Alipurduar, Sept. 21: The Buxa Tiger Reserve authorities have warned the managements of 12 tea gardens against harming wild animals straying into the plantations, saying it would “tantamount” to poaching.

The caution comes two days after an elephant was sighted in a garden with an arrow stuck on its hind leg.

Elephant raids are common on the tea estates of north Bengal. The animals often kill and injure residents of the fringe villages and destroy crops and huts. Annoyed workers look for an opportunity to retaliate and often shoot at them with arrows.

On Sunday, foresters of the north Rydak range under Buxa Tiger Reserve (east) division spotted an adult female elephant limping in Kartick Tea Estate because of the arrow on its hind leg.
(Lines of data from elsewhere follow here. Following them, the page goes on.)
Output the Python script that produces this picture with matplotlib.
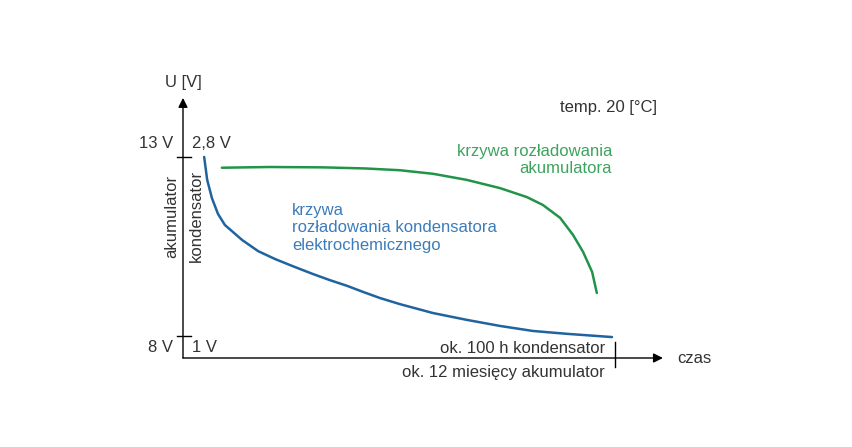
import numpy as np
import matplotlib.pyplot as plt

plt.rcParams['font.family'] = ['Liberation Sans', 'DejaVu Sans']

# time as fraction of full discharge time, voltage on the battery scale (8..13 V)
t_kond = [0.049, 0.056, 0.067, 0.081, 0.097, 0.137, 0.174, 0.213, 0.252, 0.301,
          0.340, 0.380, 0.417, 0.456, 0.502, 0.579, 0.657, 0.734, 0.810, 0.889,
          0.993]
u_kond = [13.00, 12.36, 11.85, 11.41, 11.10, 10.68, 10.37, 10.15, 9.96, 9.73,
          9.56, 9.40, 9.23, 9.06, 8.89, 8.64, 8.45, 8.28, 8.14, 8.06,
          7.97]

t_akum = [0.090, 0.201, 0.324, 0.421, 0.502, 0.579, 0.657, 0.734, 0.796, 0.833,
          0.873, 0.903, 0.926, 0.947, 0.958]
u_akum = [12.70, 12.72, 12.71, 12.68, 12.63, 12.53, 12.36, 12.13, 11.88, 11.66,
          11.30, 10.82, 10.35, 9.79, 9.20]

yticks = [13, 8]
ylab_akum = ['13 V', '8 V']
ylab_kond = ['2,8 V', '1 V']

txt = '#333333'
blue_line = '#1f639f'
blue_text = '#3c7cba'
green_line = '#22944a'
green_text = '#3da35d'

fig = plt.figure(figsize=(8.52, 4.47), dpi=100)
ax = fig.add_axes([0, 0, 1, 1])
ax.set_xlim(-0.4236, 1.5486)
ax.set_ylim(4.899, 17.385)
ax.axis('off')

y0 = 7.385   # x axis height
x_end = 1.111
y_top = 14.65
fs = 12

arrow = dict(arrowstyle='-|>', color='black', lw=1.0,
             mutation_scale=14, shrinkA=0, shrinkB=0)
ax.annotate('', xy=(x_end, y0), xytext=(0, y0), arrowprops=arrow)
ax.annotate('', xy=(0, y_top), xytext=(0, y0), arrowprops=arrow)

# y ticks: 13 V labels above tick, 8 V labels below tick
for yv in yticks:
    ax.plot([-0.015, 0.018], [yv, yv], color='black', lw=1.0)
ax.text(-0.023, 13.39, ylab_akum[0], ha='right', va='center', fontsize=fs, color=txt)
ax.text(0.021, 13.39, ylab_kond[0], ha='left', va='center', fontsize=fs, color=txt)
ax.text(-0.023, 7.69, ylab_akum[1], ha='right', va='center', fontsize=fs, color=txt)
ax.text(0.021, 7.69, ylab_kond[1], ha='left', va='center', fontsize=fs, color=txt)

# end-of-time tick
ax.plot([1.0, 1.0], [7.13, 7.83], color='black', lw=1.0)

ax.text(0.0, 15.07, 'U [V]', ha='center', va='center', fontsize=fs, color=txt)
ax.text(-0.025, 11.35, 'akumulator', rotation=90, ha='center', va='center',
        fontsize=fs, color=txt)
ax.text(0.030, 11.35, 'kondensator', rotation=90, ha='center', va='center',
        fontsize=fs, color=txt)
ax.text(1.144, y0, 'czas', ha='left', va='center', fontsize=fs, color=txt)
ax.text(0.977, 7.66, 'ok. 100 h kondensator', ha='right', va='center',
        fontsize=fs, color=txt)
ax.text(0.977, 6.99, 'ok. 12 miesięcy akumulator', ha='right', va='center',
        fontsize=fs, color=txt)
ax.text(1.097, 14.37, 'temp. 20 [°C]', ha='right', va='center', fontsize=fs, color=txt)

ax.plot(t_kond, u_kond, color=blue_line, lw=1.8, solid_capstyle='round',
        solid_joinstyle='round')
ax.plot(t_akum, u_akum, color=green_line, lw=1.8, solid_capstyle='round',
        solid_joinstyle='round')

ax.text(0.993, 12.92, 'krzywa rozładowania\nakumulatora', ha='right', va='center',
        multialignment='right', fontsize=fs, color=green_text)
ax.text(0.252, 11.02, 'krzywa\nrozładowania kondensatora\nelektrochemicznego',
        ha='left', va='center', fontsize=fs, color=blue_text)

fig.savefig('out.png', dpi=100, facecolor='white')
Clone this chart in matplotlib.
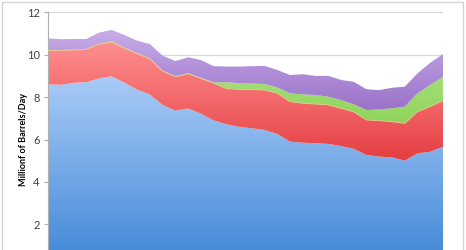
import numpy as np
import matplotlib
matplotlib.use('Agg')
import matplotlib.pyplot as plt
from matplotlib.colors import LinearSegmentedColormap
from matplotlib.patches import Rectangle

years = list(range(1980, 2012))
# layer thicknesses (million barrels/day)
crude = [8.60, 8.58, 8.67, 8.70, 8.88, 8.98, 8.68, 8.35, 8.12, 7.63, 7.36, 7.46,
         7.22, 6.90, 6.72, 6.60, 6.53, 6.45, 6.26, 5.90, 5.85, 5.82, 5.79, 5.69,
         5.56, 5.27, 5.19, 5.16, 5.00, 5.35, 5.42, 5.66]
ngl = [1.59, 1.62, 1.55, 1.55, 1.62, 1.62, 1.62, 1.70, 1.68, 1.59, 1.60, 1.64,
       1.66, 1.76, 1.68, 1.76, 1.83, 1.88, 1.92, 1.88, 1.86, 1.85, 1.84, 1.78,
       1.74, 1.65, 1.70, 1.68, 1.76, 1.96, 2.13, 2.17]
other = [0.02, 0.02, 0.02, 0.02, 0.02, 0.03, 0.03, 0.03, 0.03, 0.03, 0.03, 0.03,
         0.03, 0.04, 0.30, 0.30, 0.28, 0.29, 0.28, 0.40, 0.42, 0.43, 0.39, 0.39,
         0.36, 0.47, 0.53, 0.63, 0.79, 0.87, 1.02, 1.13]
gain = [0.56, 0.51, 0.50, 0.47, 0.52, 0.54, 0.60, 0.58, 0.67, 0.70, 0.71, 0.75,
        0.84, 0.76, 0.74, 0.78, 0.82, 0.85, 0.82, 0.86, 0.95, 0.90, 0.98, 0.95,
        1.06, 0.98, 0.91, 0.97, 0.94, 0.94, 1.05, 1.07]
yticks = [2, 4, 6, 8, 10, 12]

fig = plt.figure(figsize=(4.66, 2.5), dpi=100)
ax = fig.add_axes([48 / 466, 1 - 266.7 / 250, 395 / 466, 254.4 / 250])

x = np.array(years, dtype=float)
layers = [(crude, '#a9cbf7', '#3f86d6'),
          (ngl, '#ff8f8f', '#e53e42'),
          (other, '#b4e68c', '#8fd45c'),
          (gain, '#c9ade8', '#9a72c9')]

bottom = np.zeros(len(x))
for vals, c_top, c_bot in layers:
    top = bottom + np.array(vals)
    poly = ax.fill_between(x, bottom, top, facecolor='none', edgecolor='none')
    path = poly.get_paths()[0]
    cmap = LinearSegmentedColormap.from_list('g', [c_bot, c_top])
    grad = np.linspace(0, 1, 256)[:, None]
    im = ax.imshow(grad, aspect='auto', cmap=cmap, origin='lower',
                   extent=[x[0], x[-1], bottom.min(), top.max()], zorder=2)
    im.set_clip_path(path, transform=ax.transData)
    bottom = top

# thin tan edge along the top of the red band
red_top = np.array(crude) + np.array(ngl)
ax.plot(x, red_top, color='#e8c48a', lw=0.6, zorder=3)

ax.set_xlim(x[0], x[-1])
ax.set_ylim(0, 12)
ax.set_yticks(yticks)
ax.set_yticklabels([str(t) for t in yticks], fontsize=8, color='#404040',
                   family='Lato')
ax.set_xticks([])
ax.yaxis.grid(True, color='#d9d9d9', lw=0.9)
ax.set_axisbelow(True)
for s in ['top', 'right', 'bottom']:
    ax.spines[s].set_visible(False)
ax.spines['left'].set_color('#b0b0b0')
ax.tick_params(axis='y', length=3, color='#b0b0b0', pad=3)
ax.set_ylabel('Millionf of Barrels/Day', fontsize=6.5, fontweight='bold',
              family='Lato', labelpad=8)
ax.yaxis.set_label_coords(-20 / 395, (266.7 - 140) / 254.4)

fig.patches.append(Rectangle((2 / 466, -0.1), 461 / 466, 1.1 - 2 / 250,
                             transform=fig.transFigure, fill=False,
                             edgecolor='#d4d4d4', lw=1.0))

fig.savefig('out.png', dpi=100)
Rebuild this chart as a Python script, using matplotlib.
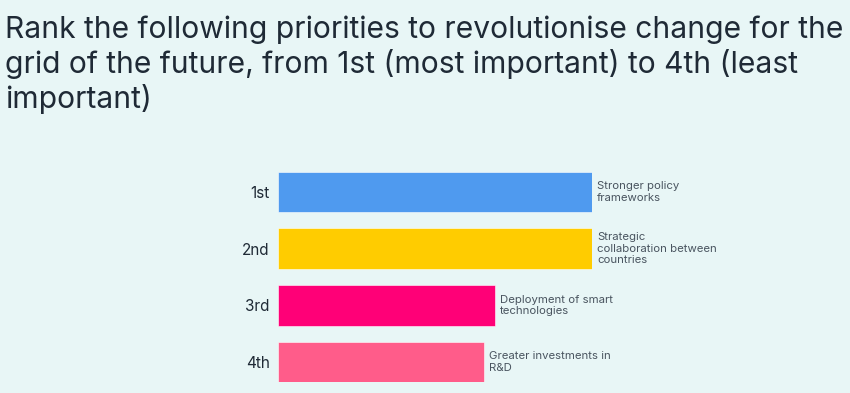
import matplotlib.pyplot as plt
from matplotlib.transforms import offset_copy

ranks = ["1st", "2nd", "3rd", "4th"]
priorities = [
    "Stronger policy\nframeworks",
    "Strategic\ncollaboration between\ncountries",
    "Deployment of smart\ntechnologies",
    "Greater investments in\nR&D",
]
scores = [100, 100, 69, 65.5]
colors = ["#4f9aef", "#ffcc00", "#ff0077", "#ff5c8a"]

bg = "#e8f6f6"
dark = "#1f2a36"
grey = "#4a5560"

plt.rcParams["font.family"] = ["Inter", "DejaVu Sans"]

fig = plt.figure(figsize=(8.5, 3.93), dpi=100, facecolor=bg)
fig.text(5 / 850, 1 - 15 / 393,
         "Rank the following priorities to revolutionise change for the\n"
         "grid of the future, from 1st (most important) to 4th (least\n"
         "important)",
         ha="left", va="top", fontsize=21.6, color=dark, linespacing=1.22)

ax = fig.add_axes([278 / 850, 1 - 382.4 / 393, (592 - 278) / 850, (382.4 - 171.7) / 393])
ax.set_facecolor(bg)
ax.barh(range(len(ranks)), scores, height=0.713, color=colors,
        edgecolor="white", linewidth=0.4)
ax.set_xlim(0, 100)
ax.set_ylim(len(ranks) - 1 + 0.3565, -0.3565)
ax.set_yticks(range(len(ranks)))
ax.set_yticklabels(ranks, fontsize=11, color=dark)
ax.tick_params(axis="y", length=0, pad=6)
ax.set_xticks([])
for s in ax.spines.values():
    s.set_visible(False)

trans = offset_copy(ax.transData, fig=fig, x=5, y=0, units="dots")
for i, (v, lab) in enumerate(zip(scores, priorities)):
    ax.text(v, i, lab, transform=trans, ha="left", va="center",
            fontsize=8.2, color=grey, linespacing=1.2, clip_on=False)

fig.savefig("out.png", dpi=100, facecolor=bg)
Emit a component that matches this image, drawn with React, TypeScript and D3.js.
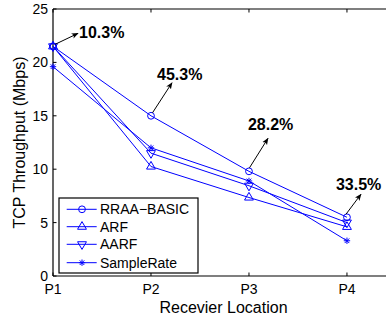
import React from "react";
import * as d3 from "d3";

const categories = ["P1", "P2", "P3", "P4"];
const yTicks = [0, 5, 10, 15, 20, 25];
const seriesNames = ["RRAA−BASIC", "ARF", "AARF", "SampleRate"];
const rraa = [21.5, 15.0, 9.8, 5.5];
const arf = [21.5, 10.25, 7.35, 4.6];
const aarf = [21.5, 11.5, 8.45, 5.0];
const sampleRate = [19.6, 12.0, 8.9, 3.3];
const markers = ["circle", "up", "down", "star"];
const annotations = [
  { label: "10.3%", cat: 0, val: 21.5 },
  { label: "45.3%", cat: 1, val: 15.0 },
  { label: "28.2%", cat: 2, val: 9.8 },
  { label: "33.5%", cat: 3, val: 5.5 },
];

const W = 386, H = 320;
const FONT = "'Liberation Sans', Arial, Helvetica, sans-serif";
const BLUE = "#0000ff";

function Marker({ type, x, y }: { type: string; x: number; y: number }) {
  if (type === "circle") return <circle cx={x} cy={y} r={3.4} fill="none" stroke={BLUE} strokeWidth={1} />;
  if (type === "up") {
    const p = d3.symbol().type(d3.symbolTriangle).size(34)();
    return <path d={p || ""} transform={`translate(${x},${y})`} fill="none" stroke={BLUE} strokeWidth={1} />;
  }
  if (type === "down") {
    const p = d3.symbol().type(d3.symbolTriangle).size(34)();
    return <path d={p || ""} transform={`translate(${x},${y}) rotate(180)`} fill="none" stroke={BLUE} strokeWidth={1} />;
  }
  const r = 3.2, q = r * 0.72;
  const d = `M${-r},0H${r}M0,${-r}V${r}M${-q},${-q}L${q},${q}M${-q},${q}L${q},${-q}`;
  return <path d={d} transform={`translate(${x},${y})`} stroke={BLUE} strokeWidth={1} fill="none" />;
}

export default function App() {
  const x = d3.scaleLinear().domain([1, 4.48]).range([53, 394]);
  const y = d3.scaleLinear().domain([0, 25]).range([276, 9]);
  const series = [rraa, arf, aarf, sampleRate];
  const line = d3.line<number>().x((_, i) => x(i + 1)).y((v) => y(v));
  const x0 = x.range()[0], x1 = x.range()[1];
  const yb = y.range()[0], yt = y.range()[1];

  // annotation offsets (text anchor relative to data point)
  const annOffsets = [
    { tx: 26, ty: -8, hx: 25, hy: -13, sx: 2, sy: -2, ax: 0 },
    { tx: 6, ty: -36, hx: 21, hy: -33, sx: 1.5, sy: -3, ax: 0 },
    { tx: -1, ty: -41, hx: 19, hy: -33, sx: 0.5, sy: -3.5, ax: 0 },
    { tx: -11, ty: -27, hx: 14, hy: -23, sx: -1, sy: -3, ax: 0 },
  ];

  const legendRows = [209.3, 226.7, 244.3, 262.7];

  return (
    <svg width={W} height={H} style={{ position: "absolute", left: 0, top: 0, background: "#fff" }} fontFamily={FONT}>
      <defs>
        <marker id="ah" viewBox="0 0 10 10" refX="9" refY="5" markerWidth="7" markerHeight="7" orient="auto" markerUnits="userSpaceOnUse">
          <path d="M0,1 L10,5 L0,9 L2.5,5 Z" fill="#000" />
        </marker>
      </defs>
      {/* axes frame */}
      <line x1={x0} x2={x1} y1={yb} y2={yb} stroke="#000" strokeWidth={1.2} />
      <line x1={x0} x2={x1} y1={yt} y2={yt} stroke="#000" strokeWidth={1.2} />
      <line x1={x0} x2={x0} y1={yt} y2={yb} stroke="#000" strokeWidth={1.2} />
      {/* x ticks */}
      {categories.map((c, i) => (
        <g key={c}>
          <line x1={x(i + 1)} x2={x(i + 1)} y1={yb} y2={yb - 3.5} stroke="#000" />
          <line x1={x(i + 1)} x2={x(i + 1)} y1={yt} y2={yt + 3.5} stroke="#000" />
          <text x={x(i + 1)} y={294} fontSize={14} textAnchor="middle">{c}</text>
        </g>
      ))}
      {/* y ticks */}
      {yTicks.map((t) => (
        <g key={t}>
          <line x1={x0} x2={x0 + 3.5} y1={y(t)} y2={y(t)} stroke="#000" />
          <text x={48} y={y(t)} dy="0.36em" fontSize={14} textAnchor="end">{t}</text>
        </g>
      ))}
      <text x={223.5} y={313} fontSize={16} textAnchor="middle">Recevier Location</text>
      <text transform={`translate(25,142.5) rotate(-90)`} fontSize={16} textAnchor="middle">TCP Throughput (Mbps)</text>
      {/* series */}
      {series.map((s, k) => (
        <g key={k}>
          <path d={line(s) || ""} fill="none" stroke={BLUE} strokeWidth={1} />
          {s.map((v, i) => (
            <Marker key={i} type={markers[k]} x={x(i + 1)} y={y(v)} />
          ))}
        </g>
      ))}
      {/* annotations */}
      {annotations.map((a, i) => {
        const px = x(a.cat + 1), py = y(a.val);
        const o = annOffsets[i];
        return (
          <g key={a.label}>
            <line x1={px + o.sx} y1={py + o.sy} x2={px + o.hx} y2={py + o.hy} stroke="#000" strokeWidth={1} markerEnd="url(#ah)" />
            <text x={px + o.tx} y={py + o.ty} fontSize={16} fontWeight="bold">{a.label}</text>
          </g>
        );
      })}
      {/* legend */}
      <rect x={59} y={198} width={139} height={75} fill="#fff" stroke="#000" strokeWidth={1.2} />
      {seriesNames.map((n, k) => (
        <g key={n}>
          <line x1={66.7} x2={96.7} y1={legendRows[k]} y2={legendRows[k]} stroke={BLUE} strokeWidth={1} />
          <Marker type={markers[k]} x={82} y={legendRows[k]} />
          <text x={100} y={legendRows[k] + 5} fontSize={14}>{n}</text>
        </g>
      ))}
    </svg>
  );
}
By the time a veterinary officer from the tiger reserve arrived, the elephant had entered the nearby forest. The finger of suspicion has been pointed at the workers.

Deputy field director of the reserve’s (east) division Suvankar Sengupta said: “We are waiting for the wound to heal naturally. But if necessary, we will tranquillise the animal and treat it.”

Around six months ago, officials of the tiger reserve had consulted the garden authorities on conducting awareness drives so that workers did not cultivate crops right next to the forest land or harm animals. But only a few estates took up the drive. “I have written to all 12 gardens in our division, asking them to tell the workers to refrain from this sort of illegal activities. Otherwise, we may take action against the managements under the Wildlife Protection Act,” said Sengupta.

He said workers’ action would be treated as poaching and the accused could face up to 3-7 years of imprisonment and a fine of Rs 10,000 under Section 51 of the Wildlife (Protection) Act, 1972.

Animesh Bose, project co-ordinator of Hnaf, a wildlife NGO, said: “If the workers spot any animals then they should inform the nearest forest office instead of taking action on their own.”